The head of Europe’s largest professional institute for planners has praised the regeneration of Derry during a visit to the city.
Colin Haylock, of the Royal Town Planning Institute (RTPI), said: “It’s clear that the regeneration of Derry is respecting the unique heritage and traditions of the town.
“I participated in the very early stages of the Peace Bridge as a planner-architect and it is genuinely satisfying to walk across something I played a small a part in.
“The bridge combines great design with functionality - greatly improving access for people from both sides of the river within the city.”
As well as visiting the Peace Bridge, Mr. Haylock also walked on the city’s historic City Walls and dropped into the award-winning An Gaelaras at Great James’ Street.

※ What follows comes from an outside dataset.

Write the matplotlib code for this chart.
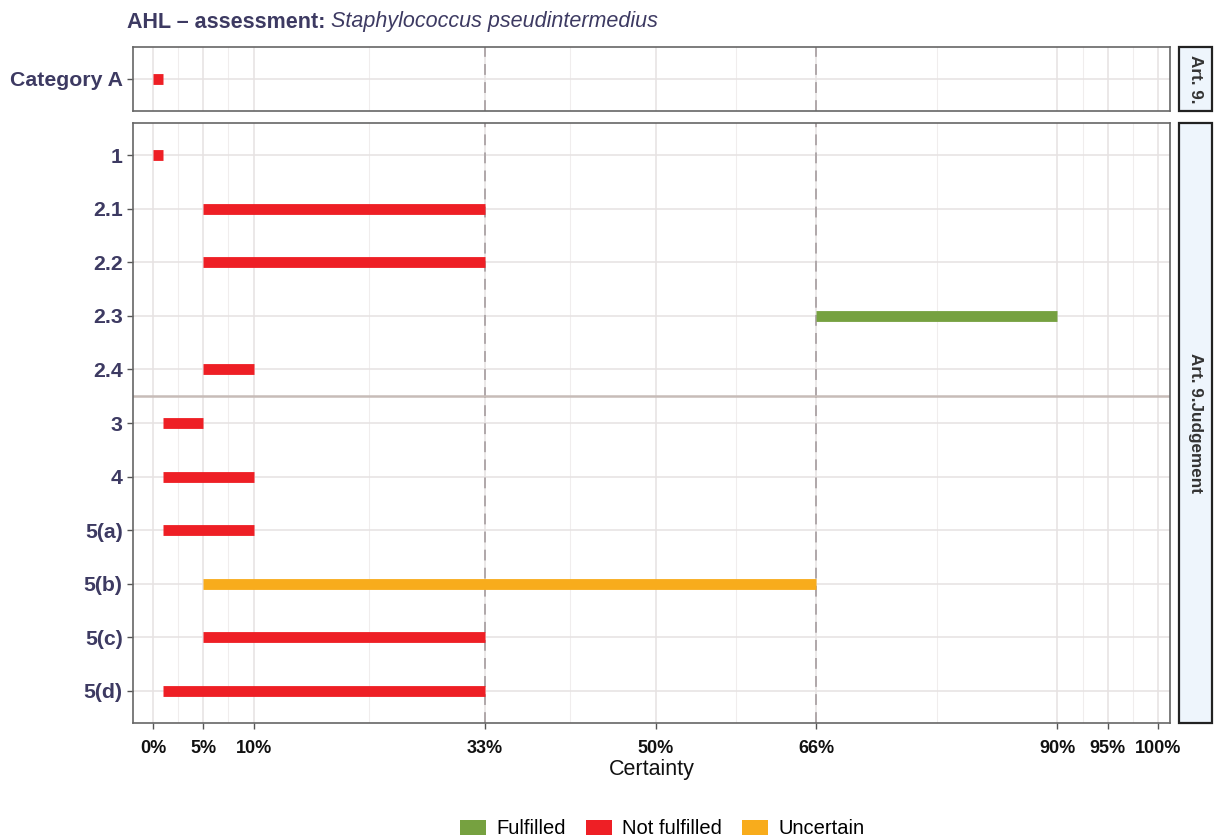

Colin Haylock added: “An Gaeleras is quite simply an amazing building and one which is entirely modern in outlook but also works beautifully with the surrounding area.
“There is so much that is of historic and cultural importance in Derry that needs to be cherished and protected – and the An Gaeleras building shows how new development can coexist with the past.”
Mr. Haylock added: “I have visited Derry on a number of occasions since the 1990s and it is good to see the city, which has had such a difficult recent past, change to one which is moving confidently forward, including its role as City of Culture 2013.”
The Peace Bridge was formally opened in June 2011 and An Gaeleras was completed in 2009 and is home to the Cultúrlann Uí Chanáin centre for Irish language, culture and enterprise.